2. The Monkey (Sock Monkey Vol. 3 No. 2. )
The Chinese handcuff or finger-trap is a tubular construct which entraps a person’s finger upon elongation of its stems. It is a toy of American origin, as is the Sock Monkey of Tony Millionaire’s tale.
The monkey’s owner is a girl named Anne-Louise and on page 3 of Millionaire’s short story she advises the monkey and his companion that she has something very interesting for them to look at upstairs.
It turns out to be a baby bird, just born and perhaps blind, clearly visible from the second storey window of the large Victorian house the toys reside in.
The toys are strictly advised not to touch the baby bird but the monkey decides that the distance afforded by the aforementioned device will circumvent any censure. He deploys it to disastrous effect, and the bird is rudely plucked from its place of sanctuary.
When the monkey races down to assess the condition of his new friend, his first reaction is that of utter silence.
The monkey’s face is mysterious in its lack of expression, his sense of despair captured by his sudden diminution and isolation on the page where once he filled each inhabited panel.
We see his tiny figure in an increasingly bleak landscape of dark clouds, withering trees and cypress; always moving towards the right edge of each panel, as if the artist was having trouble keeping up with his escape.

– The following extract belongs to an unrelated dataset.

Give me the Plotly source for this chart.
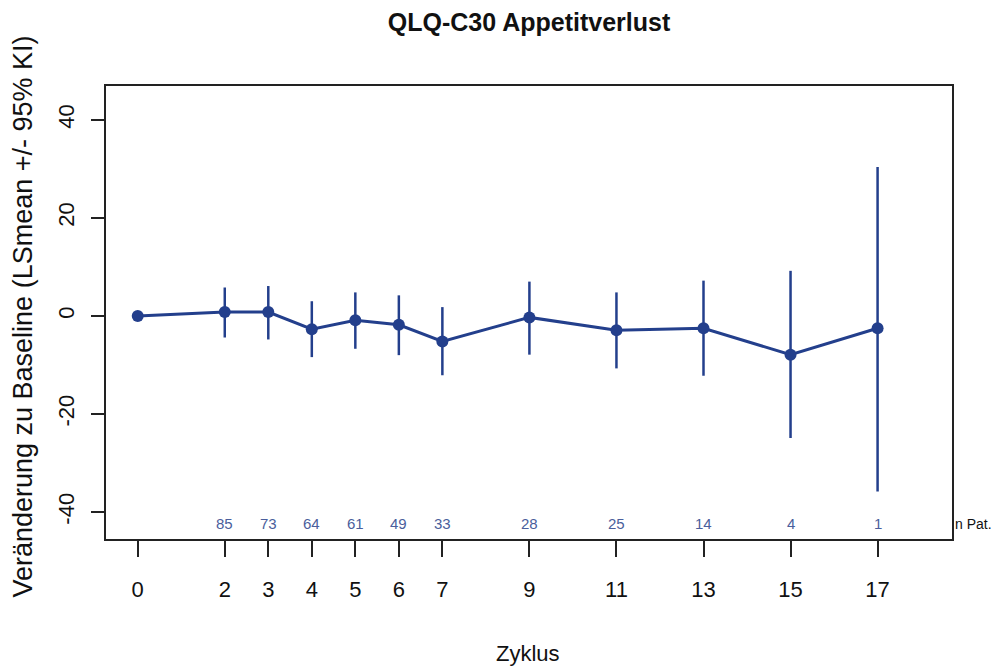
import plotly.graph_objects as go

# Cycle, LS-mean change from baseline and 95% CI limits
cycles = [0, 2, 3, 4, 5, 6, 7, 9, 11, 13, 15, 17]
lsmean = [0.0, 0.8, 0.8, -2.7, -0.9, -1.8, -5.2, -0.3, -2.9, -2.5, -7.9, -2.5]
ci_upper = [0.0, 5.8, 6.1, 3.0, 4.8, 4.2, 1.8, 7.0, 4.8, 7.2, 9.2, 30.4]
ci_lower = [0.0, -4.4, -4.8, -8.4, -6.7, -8.0, -12.1, -7.9, -10.7, -12.2, -24.9, -35.8]
n_patients = [None, 85, 73, 64, 61, 49, 33, 28, 25, 14, 4, 1]
y_ticks = [-40, -20, 0, 20, 40]

LINE = "#233F8C"
COUNT = "#4A5E9C"
SANS = "Liberation Sans, Arial, sans-serif"

err_plus = [u - m for u, m in zip(ci_upper, lsmean)]
err_minus = [m - l for m, l in zip(lsmean, ci_lower)]

fig = go.Figure()
fig.add_trace(go.Scatter(
    x=cycles, y=lsmean, mode="lines+markers",
    line=dict(color=LINE, width=3),
    marker=dict(color=LINE, size=12),
    error_y=dict(type="data", symmetric=False, array=err_plus, arrayminus=err_minus,
                 color=LINE, thickness=2.5, width=0),
    showlegend=False,
))

annotations = []
for c, n in zip(cycles, n_patients):
    if n is None:
        continue
    annotations.append(dict(x=c, xref="x", y=0.0337, yref="paper", text=str(n),
                            showarrow=False, font=dict(family=SANS, size=15, color=COUNT),
                            xanchor="center", yanchor="middle"))
annotations.append(dict(x=1.0015, xref="paper", y=0.0337, yref="paper", text="n Pat.",
                        showarrow=False, font=dict(family=SANS, size=14, color="#111111"),
                        xanchor="left", yanchor="middle"))
annotations.append(dict(x=0.499, xref="paper", y=-0.253, yref="paper", text="Zyklus",
                        showarrow=False, font=dict(family=SANS, size=22, color="#111111"),
                        xanchor="center", yanchor="middle"))
annotations.append(dict(x=-0.0981, xref="paper", y=0.491, yref="paper",
                        text="Veränderung zu Baseline (LSmean +/- 95% KI)", textangle=-90,
                        showarrow=False, font=dict(family=SANS, size=27, color="#111111"),
                        xanchor="center", yanchor="middle"))

fig.update_layout(
    width=993, height=672,
    margin=dict(l=106, r=41, t=86, b=133),
    paper_bgcolor="white", plot_bgcolor="white",
    title=dict(text="<b>QLQ-C30 Appetitverlust</b>", x=0.5, xref="paper", xanchor="center",
               y=0.967, yref="container", yanchor="middle",
               font=dict(family=SANS, size=25, color="#111111")),
    annotations=annotations,
    xaxis=dict(range=[-0.729, 18.71], tickvals=cycles, ticktext=[str(c) for c in cycles],
               showgrid=False, zeroline=False, showline=True, mirror=True,
               linecolor="#222222", linewidth=1.5,
               ticks="outside", ticklen=16, tickwidth=1.5, tickcolor="#222222",
               ticklabelstandoff=14,
               tickfont=dict(family=SANS, size=22, color="#111111")),
    yaxis=dict(range=[-45.5, 46.9], tickvals=y_ticks, ticktext=[str(v) for v in y_ticks],
               tickangle=-90,
               showgrid=False, zeroline=False, showline=True, mirror=True,
               linecolor="#222222", linewidth=1.5,
               ticks="outside", ticklen=13, tickwidth=1.5, tickcolor="#222222",
               ticklabelstandoff=8,
               tickfont=dict(family=SANS, size=22, color="#111111")),
)

fig.write_html("out.html")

He comes to rest slowly and despondently in a wasteland far removed from the comforts of Anne-Louise’s bedroom. There is the stuttering apology to a mute and anonymous bird that may or may not be the dead bird’s mother; an unanswered plea for some ill-defined forgiveness…
…a futile act of carnage …
…and then a strange lament which is so at odds with everything we have come to expect from the animate toys of fairy tales and children’s books.
The final two pages are beautiful in their simplicity and absolute conviction.
The monkey’s external appearance mirrors his torment and emotional disfigurement. He finds it impossible that anyone should love a murderer, an object which is “undead, unalive, a souless monster”. His owner’s answer is unambiguous in its certainty: “How can I not love you? You’re my sock monkey…”
This short story has a spiritual depth of feeling which seems out of place in Millionaire’s oeuvre. Yet the markers abound: there’s the Jacob’s ladder produced by the crow on the second page which was once a source of amusement for the monkey; a passage to the upper reaches of his known universe; and then a hint at sacred communion in Anne-Louise’s upstairs bedroom. The baby bird is a creation which is both beautiful and good; the monkey’s final acceptance nothing to do with his moral worth but love and repentance. I do believe the artist is an atheist (so was Tarkvosky in his early years by some accounts), which makes this story that much more remarkable and this interpretation, in all likelihood, specious.
Many will find this tale shallow, inconsequential or sentimental but it captivated me the first time I read it. Perhaps it appealed to my sense of childhood anguish. I’ve never wanted to read it again, not because of any lassitude but the firm knowledge that these nascent feelings could never be reproduced. Nor have I cared to write about it up till now, presumably out of some fear that the process would diminish its capacity to enchant. In that, at least, I was wrong.
 Richard von Busack identifies this with Johnny Gruelle’s Raggedy Ann stories.